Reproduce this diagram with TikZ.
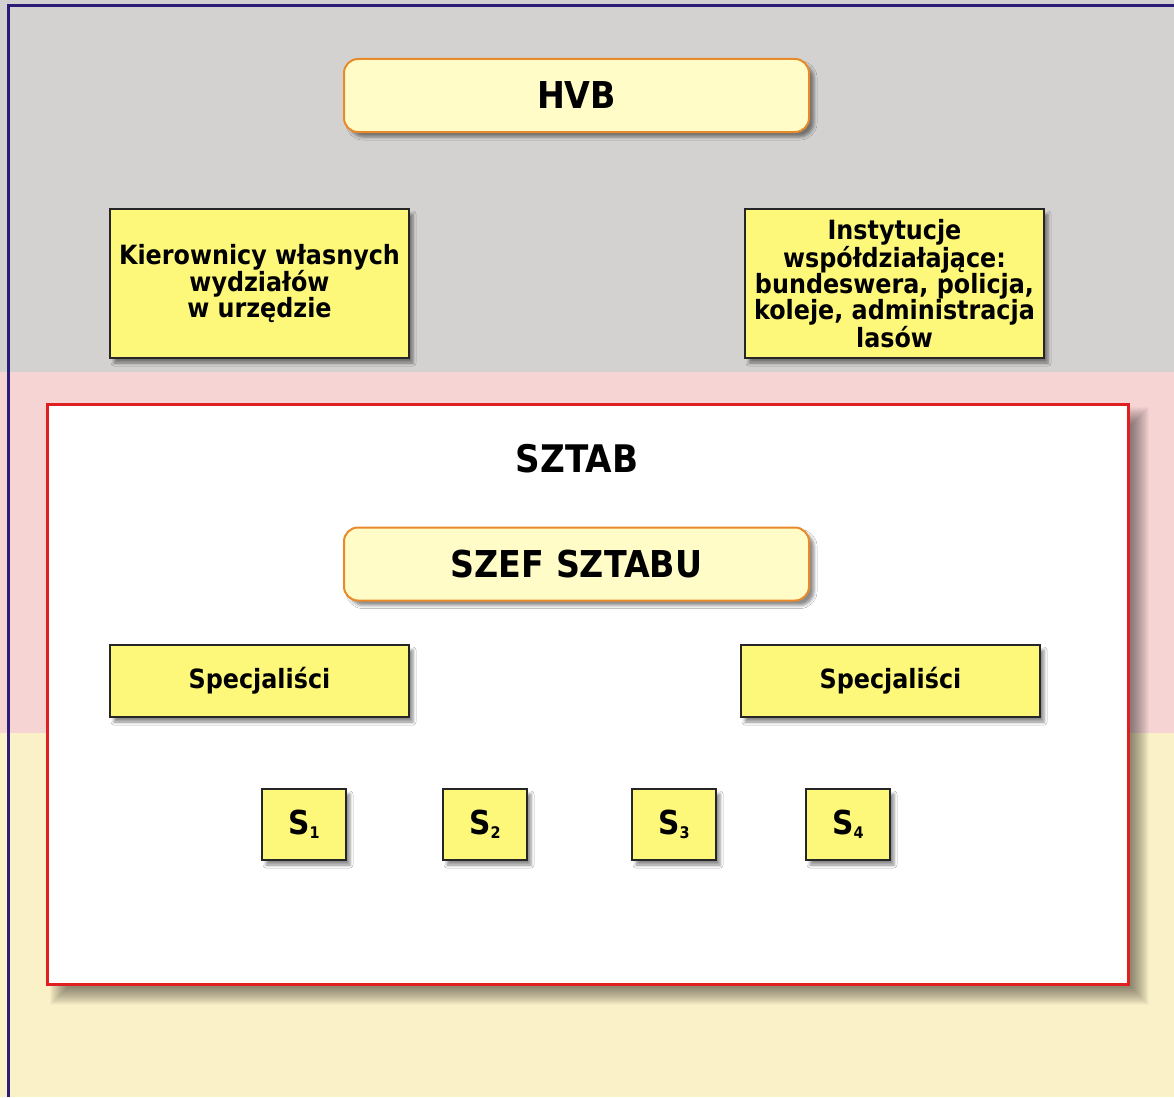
\documentclass[tikz,border=0pt]{standalone}
\usepackage{fontspec}
\setmainfont{DejaVu Sans Condensed}[BoldFont={DejaVu Sans Condensed Bold}]
\usetikzlibrary{shadows.blur}
\definecolor{bandgray}{HTML}{D3D2D1}
\definecolor{bandpink}{HTML}{F7D4D4}
\definecolor{bandcream}{HTML}{FBF1C9}
\definecolor{frameblue}{HTML}{2B1C78}
\definecolor{paleyellow}{HTML}{FFFCC8}
\definecolor{edgeorange}{HTML}{E8892A}
\definecolor{boxyellow}{HTML}{FEF87A}
\definecolor{stabred}{HTML}{E02020}
\tikzset{
  x=1pt, y=-1pt,
  headbox/.style={draw=edgeorange, line width=2pt, fill=paleyellow, rounded corners=14pt,
    minimum width=465pt, minimum height=73pt, inner sep=0pt,
    font=\fontsize{37}{40}\selectfont\bfseries,
    blur shadow={shadow xshift=5pt, shadow yshift=-5pt, shadow blur radius=3pt, shadow opacity=45}},
  unitbox/.style={draw=black!85, line width=2pt, fill=boxyellow, inner sep=0pt, align=center,
    font=\fontsize{26.5}{26}\selectfont\bfseries,
    blur shadow={shadow xshift=4pt, shadow yshift=-5pt, shadow blur radius=3pt, shadow opacity=45}},
  sbox/.style={unitbox, minimum width=84pt, minimum height=71pt, font=\fontsize{33}{34}\selectfont\bfseries},
}
\newcommand{\sidx}[1]{S\raisebox{-4pt}{\fontsize{16}{16}\selectfont #1}}
\begin{document}
\begin{tikzpicture}
\useasboundingbox (0,0) rectangle (1174,1097);
% background bands
\fill[bandgray] (0,0) rectangle (1174,372);
\fill[bandpink] (0,372) rectangle (1174,733);
\fill[bandcream] (0,733) rectangle (1174,1097);
% outer frame (left and top edges)
\coordinate (fbl) at (8,1097);
\coordinate (ftl) at (8,6);
\coordinate (ftr) at (1174,6);
\draw[frameblue, line width=3pt] (fbl) -- (ftl) -- (ftr);
% soft shadow of the staff frame, built from stacked translucent layers
\foreach \i in {0,...,17}{
  \fill[black, opacity=0.028] (50+\i,407+\i) rectangle (1149-\i,1005-\i);
}
% staff frame
\node[draw=stabred, line width=3pt, fill=white, minimum width=1081pt, minimum height=580pt,
  inner sep=0pt] (stab) at (587.5,694) {};
\node[font=\fontsize{38}{40}\selectfont\bfseries] (stabtitle) at (577,459) {SZTAB};
% top level
\node[headbox] (hvb) at (576.5,95.5) {HVB};
\node[unitbox, minimum width=299pt, minimum height=149pt] (kier) at (259.5,283.5)
  {Kierownicy własnych\\wydziałów\\w urzędzie};
\node[unitbox, minimum width=299pt, minimum height=149pt] (inst) at (894.5,283.5)
  {Instytucje\\współdziałające:\\bundeswera, policja,\\koleje, administracja\\lasów};
% staff
\node[headbox] (szef) at (576.5,564) {SZEF SZTABU};
\node[unitbox, minimum width=299pt, minimum height=72pt] (specl) at (259.5,681) {Specjaliści};
\node[unitbox, minimum width=299pt, minimum height=72pt] (specr) at (890.5,681) {Specjaliści};
\node[sbox] (s1) at (304,824.5) {\sidx{1}};
\node[sbox] (s2) at (485,824.5) {\sidx{2}};
\node[sbox] (s3) at (674,824.5) {\sidx{3}};
\node[sbox] (s4) at (848,824.5) {\sidx{4}};
\end{tikzpicture}
\end{document}
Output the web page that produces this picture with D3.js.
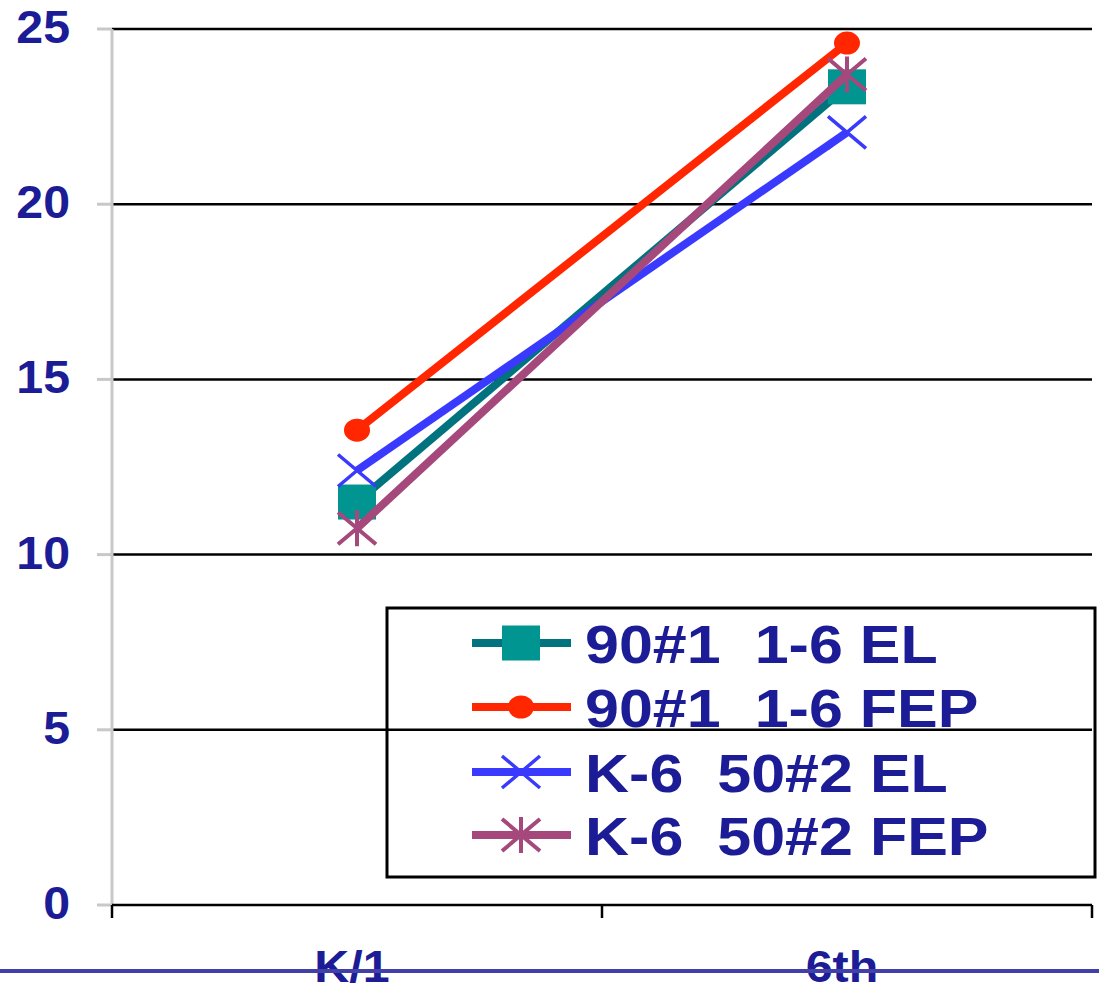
<!DOCTYPE html>
<html>
<head>
<meta charset="utf-8">
<script src="https://cdn.jsdelivr.net/npm/d3@7"></script>
<style>
  html, body { margin: 0; padding: 0; background: #fff; }
  svg { display: block; }
  text { font-family: "Liberation Sans", Arial, sans-serif; font-weight: bold; fill: #1c1c96; }
</style>
</head>
<body>
<div id="chart"></div>
<script>
// categories and series
const grades   = ['K/1', '6th'];
const seriesNames = ['90#1  1-6 EL', '90#1  1-6 FEP', 'K-6  50#2 EL', 'K-6  50#2 FEP'];
const elScores90   = [11.5, 23.35];
const fepScores90  = [13.55, 24.6];
const elScores50   = [12.4, 22.05];
const fepScores50  = [10.75, 23.7];
const yTicks = [0, 5, 10, 15, 20, 25];

const W = 1099, H = 983;
const plot = { left: 112, right: 1092, top: 29, bottom: 905 };

const svg = d3.select('#chart').append('svg')
  .attr('width', W).attr('height', H);

const x = d3.scaleBand().domain(grades).range([plot.left, plot.right]);
const y = d3.scaleLinear().domain([0, 25]).range([plot.bottom, plot.top]);
const cx = d => x(d) + x.bandwidth() / 2;

// ── Grid ──────────────────────────────────────────────────────────────
svg.append('g').selectAll('line')
  .data(yTicks.filter(v => v > 0))
  .join('line')
  .attr('x1', plot.left).attr('x2', plot.right)
  .attr('y1', d => y(d)).attr('y2', d => y(d))
  .attr('stroke', '#000').attr('stroke-width', 2.5);

// y axis (grey) with little stubs
svg.append('line')
  .attr('x1', plot.left).attr('x2', plot.left)
  .attr('y1', y(25)).attr('y2', y(0))
  .attr('stroke', '#c8c8c8').attr('stroke-width', 3);
svg.append('g').selectAll('line')
  .data(yTicks)
  .join('line')
  .attr('x1', plot.left - 15).attr('x2', plot.left)
  .attr('y1', d => y(d)).attr('y2', d => y(d))
  .attr('stroke', '#c8c8c8').attr('stroke-width', 3);

svg.append('g').selectAll('text')
  .data(yTicks)
  .join('text')
  .attr('transform', d => `translate(70,${y(d) - 2}) scale(1.05,1)`)
  .attr('text-anchor', 'end')
  .attr('dominant-baseline', 'central')
  .style('font-size', '46px')
  .text(d => d);

// x axis
const xAxis = svg.append('g');
xAxis.append('line')
  .attr('x1', plot.left).attr('x2', plot.right)
  .attr('y1', y(0)).attr('y2', y(0))
  .attr('stroke', '#000').attr('stroke-width', 2.5);
xAxis.selectAll('line.tick')
  .data([plot.left, x(grades[1]), plot.right])
  .join('line')
  .attr('class', 'tick')
  .attr('x1', d => d).attr('x2', d => d)
  .attr('y1', y(0)).attr('y2', y(0) + 13)
  .attr('stroke', '#000').attr('stroke-width', 2.5);
xAxis.selectAll('text')
  .data(grades)
  .join('text')
  .attr('transform', d => `translate(${cx(d) - 5},982) scale(1.1,1)`)
  .attr('text-anchor', 'middle')
  .style('font-size', '44px')
  .text(d => d);

// rule under the chart
svg.append('line')
  .attr('x1', 0).attr('x2', W)
  .attr('y1', 971).attr('y2', 971)
  .attr('stroke', '#4040a8').attr('stroke-width', 4);

// ── Series ────────────────────────────────────────────────────────────
const series = [
  { name: seriesNames[0], values: elScores90,  line: '#00737f', mark: '#009590', shape: 'square' },
  { name: seriesNames[1], values: fepScores90, line: '#ff2600', mark: '#ff2600', shape: 'circle' },
  { name: seriesNames[2], values: elScores50,  line: '#3a3aff', mark: '#3a3aff', shape: 'x' },
  { name: seriesNames[3], values: fepScores50, line: '#a5487c', mark: '#a5487c', shape: 'star' },
];

function drawMarker(g, s, px, py) {
  if (s.shape === 'square') {
    g.append('rect')
      .attr('x', px - 19).attr('y', py - 17.5)
      .attr('width', 38).attr('height', 35)
      .attr('fill', s.mark);
  } else if (s.shape === 'circle') {
    g.append('ellipse')
      .attr('cx', px).attr('cy', py)
      .attr('rx', 13).attr('ry', 11.5)
      .attr('fill', s.mark);
  } else {
    const hw = 19, hh = 16;
    const p = d3.path();
    p.moveTo(px - hw, py - hh); p.lineTo(px + hw, py + hh);
    p.moveTo(px - hw, py + hh); p.lineTo(px + hw, py - hh);
    if (s.shape === 'star') { p.moveTo(px, py - hh - 2); p.lineTo(px, py + hh + 2); }
    g.append('path')
      .attr('d', p.toString())
      .attr('fill', 'none')
      .attr('stroke', s.mark)
      .attr('stroke-width', s.shape === 'star' ? 4 : 3.5);
  }
}

const line = d3.line().x((d, i) => cx(grades[i])).y(d => y(d));

series.forEach(s => {
  const g = svg.append('g');
  g.append('path')
    .attr('d', line(s.values))
    .attr('fill', 'none')
    .attr('stroke', s.line)
    .attr('stroke-width', 8);
  s.values.forEach((v, i) => drawMarker(g, s, cx(grades[i]), y(v)));
});

// ── Legend ────────────────────────────────────────────────────────────
const legend = svg.append('g');
legend.append('rect')
  .attr('x', 387).attr('y', 608)
  .attr('width', 708).attr('height', 269)
  .attr('fill', 'none')
  .attr('stroke', '#000').attr('stroke-width', 3);

const rowY = [643, 707, 772, 835];
series.forEach((s, i) => {
  const g = legend.append('g');
  g.append('line')
    .attr('x1', 472).attr('x2', 571)
    .attr('y1', rowY[i]).attr('y2', rowY[i])
    .attr('stroke', s.line).attr('stroke-width', 8);
  drawMarker(g, s, 521, rowY[i]);
  g.append('text')
    .attr('transform', `translate(585,${rowY[i] + 1}) scale(1.13,1)`)
    .attr('dominant-baseline', 'central')
    .style('font-size', '54px')
    .style('white-space', 'pre')
    .attr('xml:space', 'preserve')
    .text(s.name);
});
</script>
</body>
</html>
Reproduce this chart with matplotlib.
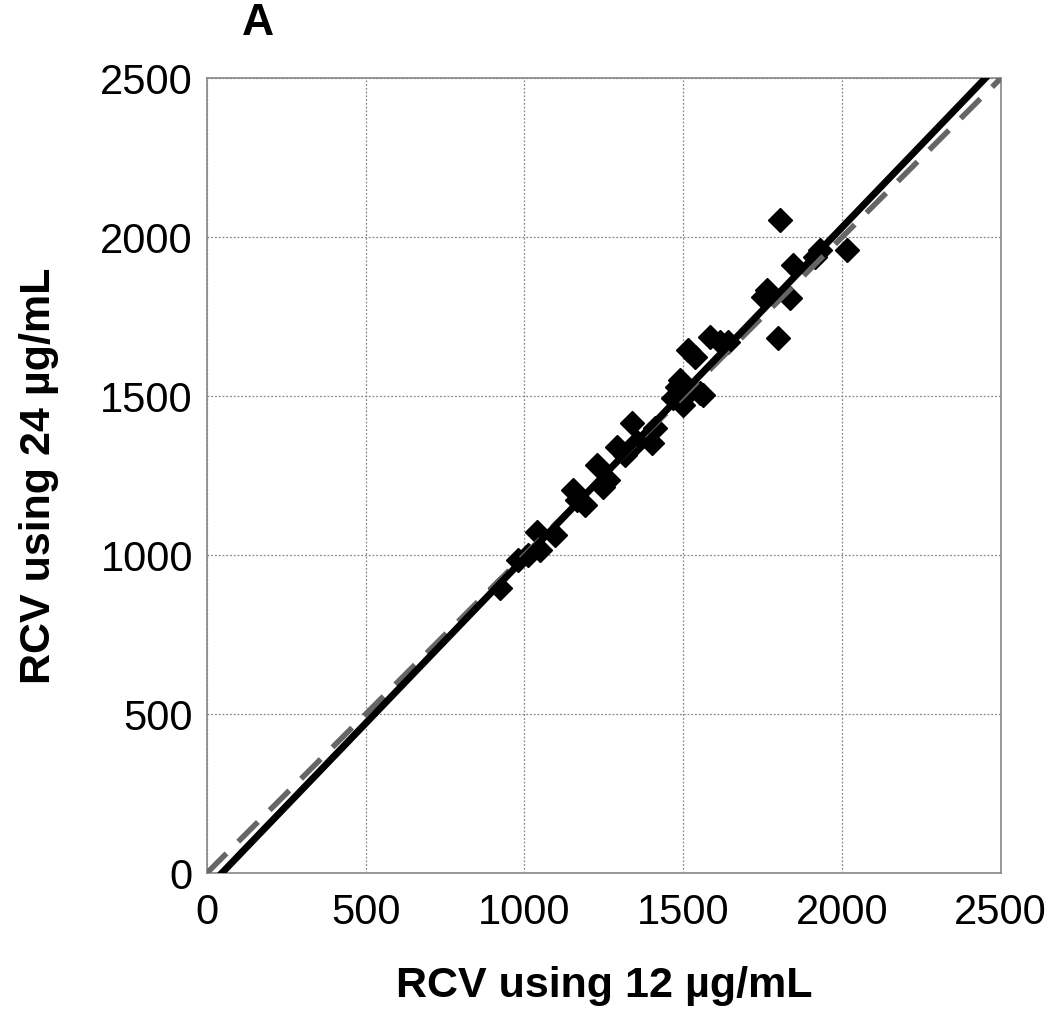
import numpy as np
import matplotlib
matplotlib.use("Agg")
import matplotlib.pyplot as plt

plt.rcParams['font.family'] = ['Liberation Sans', 'DejaVu Sans']

# RCV values
rcv_12 = [923, 979, 1011, 1039, 1048, 1096, 1152, 1165, 1190, 1228, 1247, 1263,
          1291, 1316, 1338, 1354, 1401, 1411, 1467, 1480, 1490, 1499, 1499, 1515,
          1537, 1552, 1562, 1584, 1615, 1640, 1750, 1763, 1798, 1804, 1836, 1845,
          1915, 1930, 2015]
rcv_24 = [897, 984, 1000, 1072, 1016, 1063, 1204, 1173, 1157, 1283, 1214, 1236,
          1340, 1315, 1415, 1355, 1352, 1400, 1494, 1528, 1550, 1494, 1472, 1645,
          1623, 1510, 1503, 1686, 1670, 1670, 1811, 1834, 1683, 2054, 1808, 1912,
          1937, 1959, 1959]

# regression line and identity line
fit_slope = 1.040
fit_intercept = -49
ticks = [0, 500, 1000, 1500, 2000, 2500]

fig = plt.figure(figsize=(10.5, 10.32), dpi=100)
ax = fig.add_axes([0.197, 0.154, 0.756, 0.770])

xx = np.array([0, 2600])
ax.plot(xx, xx, color='#666666', lw=4, dashes=(5, 3), zorder=3)
xf = np.array([(0 - fit_intercept) / fit_slope, (2500 - fit_intercept) / fit_slope])
ax.plot(xf, fit_slope * xf + fit_intercept, color='black', lw=5, zorder=4)
ax.plot(rcv_12, rcv_24, 'D', color='black', markersize=12, zorder=2)

ax.set_xlim(0, 2500)
ax.set_ylim(0, 2500)
ax.set_xticks(ticks)
ax.set_yticks(ticks)
ax.tick_params(length=0, labelsize=30)
ax.tick_params(axis='y', pad=10)
ax.tick_params(axis='x', pad=14)
ax.grid(True, color='#888888', linestyle=(0, (1.5, 1.5)), lw=0.9)
for s in ax.spines.values():
    s.set_color('#888888')
    s.set_linewidth(1.2)

ax.set_xlabel('RCV using 12 µg/mL', fontsize=31, fontweight='bold', labelpad=24)
ax.set_ylabel('RCV using 24 µg/mL', fontsize=31, fontweight='bold', labelpad=30)
fig.text(0.246, 0.977, 'A', fontsize=32, fontweight='bold', ha='center', va='center')

fig.savefig('out.png', dpi=100)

◆ GOAL
Report all lines of the data above that include the string "with".

◆ RIGHT ANSWER
Reproduce this diagram with TikZ.
Output the web page that produces this picture with D3.js.
// y axis (grey) with little stubs
Reproduce this chart with matplotlib.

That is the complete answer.